总体而言,我倾向于认为当前的沉浸式演出大多数只是商业模式的创新。它延续着21世纪初小剧场的商业模式,继续扩展着剧场的观众人群;它呼应着中国城市化的步伐,把越来越多不太了解剧场的年轻人,以他们熟悉的方式带入剧场。这无可厚非,因为戏剧本来就兼具艺术与商业双重属性,当下的大多数沉浸式戏剧更多发挥了戏剧作品的商业属性,成为推动文化产业发展的一种形态。但这些作品的艺术属性较弱,很难从艺术属性去分析它们为什么受欢迎,这也是为什么沉浸式戏剧《阿波隆尼亚》演出了那么多场,我们也不会去讨论其艺术性;但当越剧《新龙门客栈》作为沉浸式戏剧爆火,我们却不得不探讨艺术性与沉浸式戏剧关系的话题,因为在《新龙门客栈》中,我们可以看到比《阿波隆尼亚》更多的艺术属性。

沉浸式戏剧《阿波隆尼亚》

没有创作者们保留古老越剧声腔特点并融入现代编曲的曲式设计,没有演员们在舞台上将越剧唱得婉转荡漾让人目眩神迷,没有演员们在“武打”场面中以自身的功底呈现出身体的摇曳之美,再怎么“沉浸式”观演,都不会掀起现在的观演热潮。
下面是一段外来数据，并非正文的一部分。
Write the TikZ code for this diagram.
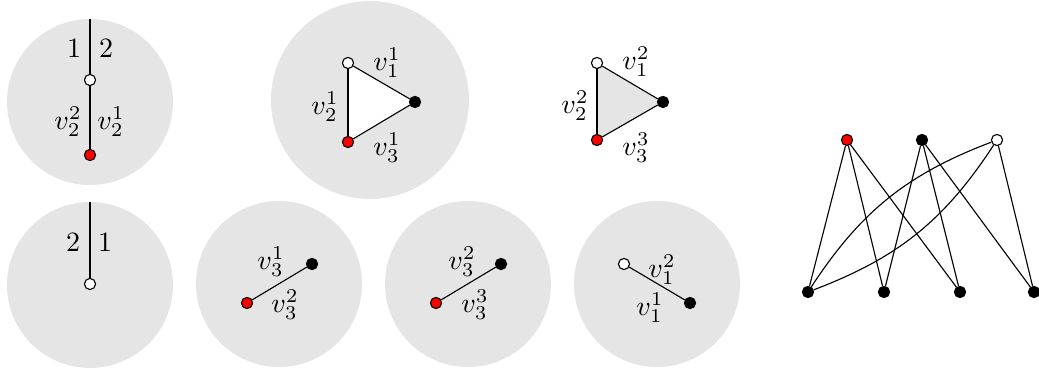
\documentclass[tikz,border=0pt]{standalone}
\usepackage{amsmath}
\usetikzlibrary{backgrounds}

\begin{document}
\begin{tikzpicture}[
		x=1.256cm, y=-1.256cm,
		gray disk/.style={fill=black!10},
		vtx/.style={
			draw,
			circle,
			inner sep=0pt,
			minimum size=1.4mm
		},
		red vtx/.style={vtx, fill=red},
		black vtx/.style={vtx, fill=black},
		white vtx/.style={vtx, fill=white},
		lbl/.style={inner sep=0pt}
		]
		
		\useasboundingbox (0,0) rectangle (10.39,3.72);
		
		% grey disks
		\begin{scope}[on background layer]
			\fill[gray disk] (0.90,1.02) circle (0.83);
			\fill[gray disk] (3.70,1.00) circle (0.99);
			\fill[gray disk] (0.90,2.85) circle (0.83);
			\fill[gray disk] (2.79,2.84) circle (0.83);
			\fill[gray disk] (4.68,2.84) circle (0.83);
			\fill[gray disk] (6.57,2.84) circle (0.83);
		\end{scope}
		
		% top left disk
		\coordinate (a top) at (0.90,0.19);
		
		\node (a w) [white vtx] at (0.90,0.80) {};
		
		\node (a r) [red vtx] at (0.90,1.55) {};
		
		\draw (a top)--(a w);
		\draw (a w)--(a r);
		
		\node (a one) [lbl] at (0.74,0.48) {$1$};
		\node (a two) [lbl] at (1.06,0.48) {$2$};
		\node (a v22) [lbl] at (0.68,1.22) {$v_2^2$};
		\node (a v21) [lbl] at (1.11,1.22) {$v_2^1$};
		
		% triangle in the big disk
		\node (b w) [white vtx] at (3.48,0.63) {};
		
		\node (b k) [black vtx] at (4.15,1.02) {};
		
		\node (b r) [red vtx] at (3.48,1.42) {};
		
		\begin{scope}[on background layer]
			\fill[white] (b w.center)--(b k.center)--(b r.center)--cycle;
		\end{scope}
		
		\draw (b w)--(b k);
		\draw (b k)--(b r);
		\draw (b r)--(b w);
		
		\node (b v11) [lbl] at (3.87,0.63) {$v_1^1$};
		\node (b v21) [lbl] at (3.25,1.07) {$v_2^1$};
		\node (b v31) [lbl] at (3.87,1.48) {$v_3^1$};
		
		% grey triangle
		\node (c w) [white vtx] at (5.97,0.63) {};
		
		\node (c k) [black vtx] at (6.63,1.02) {};
		
		\node (c r) [red vtx] at (5.97,1.40) {};
		
		\begin{scope}[on background layer]
			\fill[gray disk] (c w.center)--(c k.center)--(c r.center)--cycle;
		\end{scope}
		
		\draw (c w)--(c k);
		\draw (c k)--(c r);
		\draw (c r)--(c w);
		
		\node (c v12) [lbl] at (6.36,0.62) {$v_1^2$};
		\node (c v22) [lbl] at (5.75,1.06) {$v_2^2$};
		\node (c v33) [lbl] at (6.36,1.48) {$v_3^3$};
		
		% bottom left disk
		\coordinate (d top) at (0.90,2.02);
		
		\node (d w) [white vtx] at (0.90,2.84) {};
		
		\draw (d top)--(d w);
		
		\node (d two) [lbl] at (0.73,2.42) {$2$};
		\node (d one) [lbl] at (1.05,2.42) {$1$};
		
		% edge v3 (1,2)
		\node (e r) [red vtx] at (2.47,3.03) {};
		
		\node (e k) [black vtx] at (3.12,2.64) {};
		
		\draw (e r)--(e k);
		
		\node (e v31) [lbl] at (2.71,2.62) {$v_3^1$};
		\node (e v32) [lbl] at (2.85,3.05) {$v_3^2$};
		
		% edge v3 (2,3)
		\node (f r) [red vtx] at (4.36,3.03) {};
		
		\node (f k) [black vtx] at (5.01,2.64) {};
		
		\draw (f r)--(f k);
		
		\node (f v32) [lbl] at (4.62,2.62) {$v_3^2$};
		\node (f v33) [lbl] at (4.75,3.05) {$v_3^3$};
		
		% edge v1
		\node (g w) [white vtx] at (6.24,2.64) {};
		
		\node (g k) [black vtx] at (6.90,3.03) {};
		
		\draw (g w)--(g k);
		
		\node (g v12) [lbl] at (6.62,2.70) {$v_1^2$};
		\node (g v11) [lbl] at (6.50,3.08) {$v_1^1$};
		
		% bipartite graph
		\node (t1) [red vtx] at (8.47,1.40) {};
		\node (t2) [black vtx] at (9.22,1.40) {};
		\node (t3) [white vtx] at (9.97,1.40) {};
		
		\node (u1) [black vtx] at (8.08,2.92) {};
		\node (u2) [black vtx] at (8.84,2.92) {};
		\node (u3) [black vtx] at (9.60,2.92) {};
		\node (u4) [black vtx] at (10.34,2.92) {};
		
		\draw (t1)--(u1);
		\draw (t1)--(u2);
		\draw (t1)--(u3);
		\draw (t2)--(u2);
		\draw (t2)--(u3);
		\draw (t2)--(u4);
		\draw (t3)--(u4);
		\draw (u1) to[bend left=18] (t3);
		\draw (u1) to[bend right=18] (t3);
		
	\end{tikzpicture}
\end{document}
因此,可以说越剧《新龙门客栈》成功的真正原因,是其恰当利用“沉浸式”的观演特点,放大了戏曲声腔与表演自身的魅力——没有戏曲自身的创新发展,只有演出形态的创新是没有用的。

探讨到这里,我们或许可以把“沉浸式”带来的问题,再往前推一步——“沉浸式”给我们认识戏剧带来什么样的启发?

戏剧从原本附属于生活场景的仪式,逐渐成为独立的艺术门类,其发展过程,伴随着欧洲艺术不断追求真实的趋势。这种趋势下,原初观演一体的演出格局,逐渐被认为不够高级。随着易卜生、契诃夫的现实主义戏剧文学创作臻于完善,一种理论上观演可以分离的猜想,竟然在莫斯科艺术剧院真的成为舞台实践。但这种实践并不长久,由于戏剧天然的表演性,使它既不可能、也没有必要让演员完全把自己孤立在舞台上。

反观中国戏曲,一直是在观演一体中发展着的。演员,总是与观众在同一个场域中、总在考虑着观众的反应。戏曲名角正是以自己的精湛训练为基础,在塑造角色的过程中,时时呼应观众的反应,才成就了一段段优美的表演。因此,戏曲演出无时无刻不充满着神奇的现场感。无论什么“式”,都是为突出演员现场表演的魅力;无论如何创新,都是为突出演员现场的表演魅力。

或许,“沉浸式”的喧嚣终会消散;但对观演关系中“观演一体”的表演魅力的理论探寻,可能恰恰刚刚开始,而这也是戏剧的根本所在。